I saw Eddie Duhon’s 1939 Ford four door convertible at one of the first legal drag races in Eugene, Oregon in the summer of 1951. It had black paint, with areas of gray primer, and the top was loose and flapped in the wind. It probably did not have hub caps. The back bumper was missing, and the car had to be pushed in reverse. The grill was missing, as was the hood, and that big flathead was revealed to the world. It had Evans heads and triple manifold, even a magneto--serious stuff in the early 'Fifties. I was terribly excited to be at a real drag race, and much that happened is still vivid in my mind nearly 60 years later. I remember that the car was pushed backward by another car, and the engine caught, roared to life; smoke rose from the engine and Eddie Duhon, looking like a dashing film star with wavy hair and a thin black mustache, revved it, put it in gear and drove to the line. There was that flapping canvas top, engine noise, and as the flag was dropped there was the sound of spinning tires and smoke as the big car left the line and quickly covered the quarter. That year Duhon took first place in the sedan class.

I next saw the '39 a few months later, in March, 1952, when the Ramblers, Duhon's club, and the Road Angels, my club, put on a car show to promote the newly-formed Columbia Timing Association (CTA).
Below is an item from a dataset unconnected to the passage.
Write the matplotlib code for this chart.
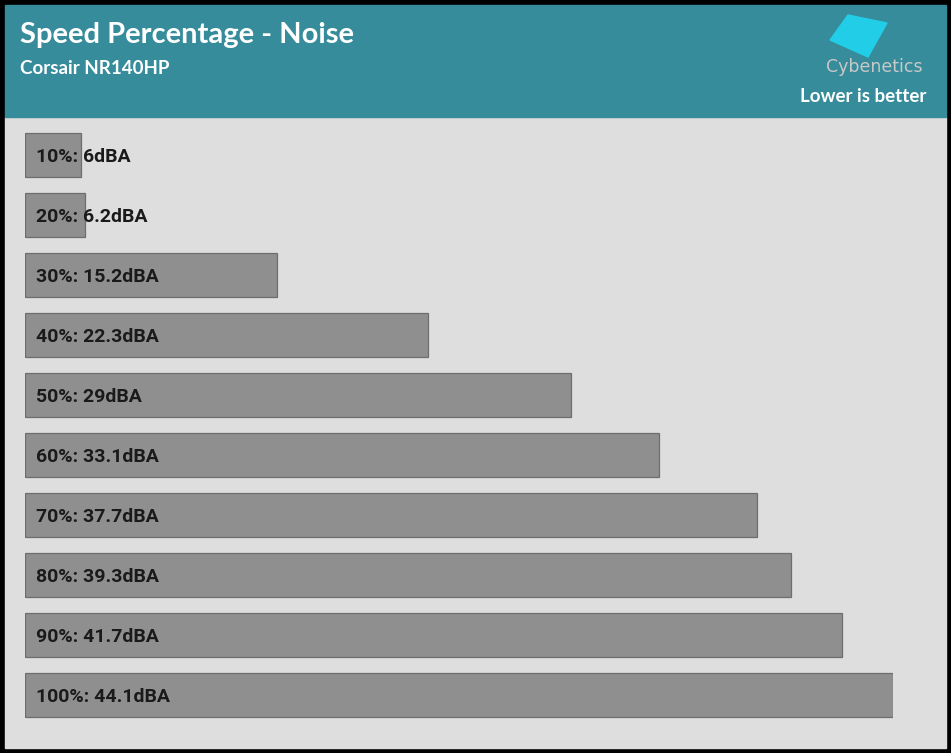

Duhon amazed everyone when he drove in a totally rebuilt '39. In a few months he'd built a new engine, had Cliff White build a new padded top and a red and white rolled and pleated interior, painted the car black, did a lot of chrome plating, put on new bumpers and a Packard grill. It was no surprise when the car won the Sweepstakes trophy. What is surprising is that the car was never in another car show nor in a magazine.

In 1958 Duhon was driving to California and the '39 was involved in a serious accident; the entire front end was demolished and there was frame damage. For the next 35 years the car sat. Much of that time it was owned by Ray Foster, and we can thank him for saving the car. But the guy who really saved it was Sam Parker, who had known Duhon in the 1950s and had helped him put an Olds engine in the car in 1958. Sam had tried to buy the car for years, and, on the chance that he might someday get it, had bought things that would be needed to restore it, things like a Packard grill, a 1950 Ford Crestliner steering wheel, yards of old style canvas for the top, etc. Sam, and his son, Bryan, did a ground. up restoration, taking pains to make the car identical to the way it had appeared in 1952. When it was done, Eddie Duhon came to Oregon to look at the car he had not seen for nearly 40 years and he gave the job his approval.